* Given data:
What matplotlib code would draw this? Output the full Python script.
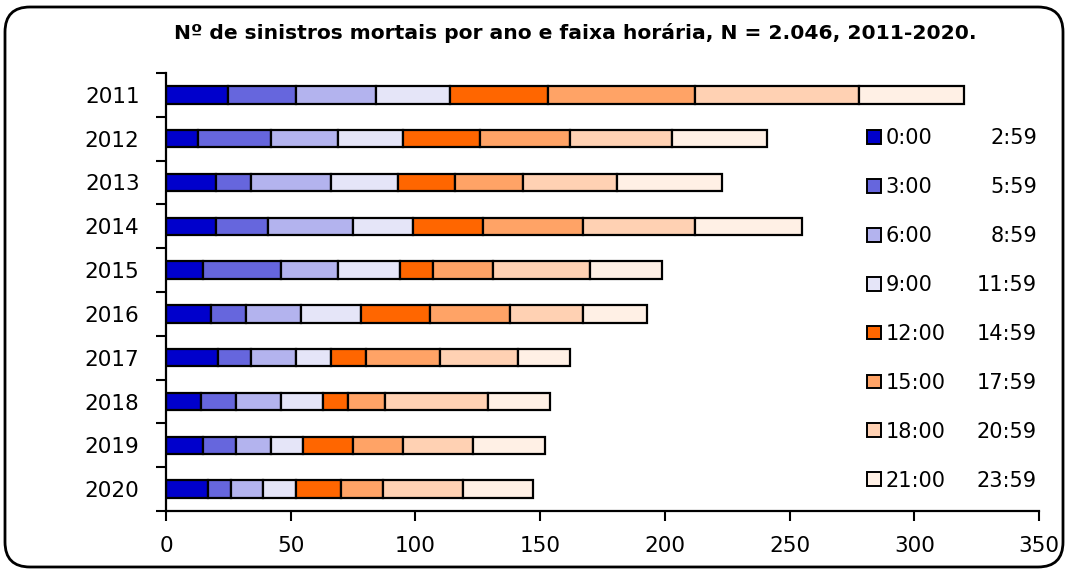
import matplotlib
matplotlib.use('Agg')
import matplotlib.pyplot as plt
import numpy as np
from matplotlib.patches import FancyBboxPatch

years = ['2011', '2012', '2013', '2014', '2015', '2016', '2017', '2018', '2019', '2020']
start_times = ['0:00', '3:00', '6:00', '9:00', '12:00', '15:00', '18:00', '21:00']
end_times = ['2:59', '5:59', '8:59', '11:59', '14:59', '17:59', '20:59', '23:59']

# deaths per year (rows) and 3-hour band (columns)
h00 = [25, 13, 20, 20, 15, 18, 21, 14, 15, 17]
h03 = [27, 29, 14, 21, 31, 14, 13, 14, 13, 9]
h06 = [32, 27, 32, 34, 23, 22, 18, 18, 14, 13]
h09 = [30, 26, 27, 24, 25, 24, 14, 17, 13, 13]
h12 = [39, 31, 23, 28, 13, 28, 14, 10, 20, 18]
h15 = [59, 36, 27, 40, 24, 32, 30, 15, 20, 17]
h18 = [66, 41, 38, 45, 39, 29, 31, 41, 28, 32]
h21 = [42, 38, 42, 43, 29, 26, 21, 25, 29, 28]

colors = ['#0000CC', '#6666DD', '#B3B3EE', '#E5E5F8',
          '#FF6600', '#FFA366', '#FFD1B3', '#FFF0E5']

series = [h00, h03, h06, h09, h12, h15, h18, h21]

fig = plt.figure(figsize=(10.68, 5.71), dpi=100)
ax = fig.add_axes([166 / 1068, 1 - 511 / 571, (1039 - 166) / 1068, (511 - 73) / 571])

y = np.arange(len(years))
left = np.zeros(len(years))
for vals, c, lab in zip(series, colors, start_times):
    ax.barh(y, vals, left=left, height=0.40, color=c, edgecolor='black',
            linewidth=1.6, label=lab)
    left += np.array(vals)

ax.set_xlim(0, 350)
ax.set_ylim(9.5, -0.5)
ax.set_xticks(np.arange(0, 351, 50))
ax.set_yticks(y)
ax.set_yticklabels(years)
ax.set_yticks(np.arange(-0.5, 10, 1), minor=True)
ax.tick_params(axis='y', which='major', length=0, pad=19, labelsize=15.5)
ax.tick_params(axis='y', which='minor', length=7, width=1.5, direction='out')
ax.tick_params(axis='x', length=7, width=1.5, direction='out', labelsize=15.5, pad=11)
for s in ['left', 'bottom']:
    ax.spines[s].set_linewidth(1.6)
for s in ['top', 'right']:
    ax.spines[s].set_visible(False)

fig.text(575 / 1068, 1 - 33 / 571, 'Nº de sinistros mortais por ano e faixa horária, N = 2.046, 2011-2020.',
         ha='center', va='center', fontsize=14.6, fontweight='bold')

leg = fig.legend(loc='upper left', bbox_to_anchor=(867 / 1068, 1 - 128 / 571),
                 frameon=False, fontsize=15, handlelength=0.65, handleheight=0.65,
                 handletextpad=0.25, labelspacing=1.39, borderpad=0, borderaxespad=0)
for h in leg.legend_handles:
    h.set_linewidth(1.4)

fig.canvas.draw()
inv = fig.transFigure.inverted()
for t, e in zip(leg.get_texts(), end_times):
    bb = t.get_window_extent()
    yc = inv.transform((0, (bb.y0 + bb.y1) / 2))[1]
    fig.text(1037 / 1068, yc, e, ha='right', va='center', fontsize=15)

frame = FancyBboxPatch((0.05, 0.04), 10.58, 5.60, boxstyle='round,pad=0,rounding_size=0.25',
                       transform=fig.dpi_scale_trans, fill=False, edgecolor='black',
                       linewidth=2, zorder=-1)
fig.patches.append(frame)

fig.savefig('out.png', dpi=100)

* Job: A line counts if it holds the word "matplotlib". Work out how many lines in the listing count, and give only that number.

* Output below: 5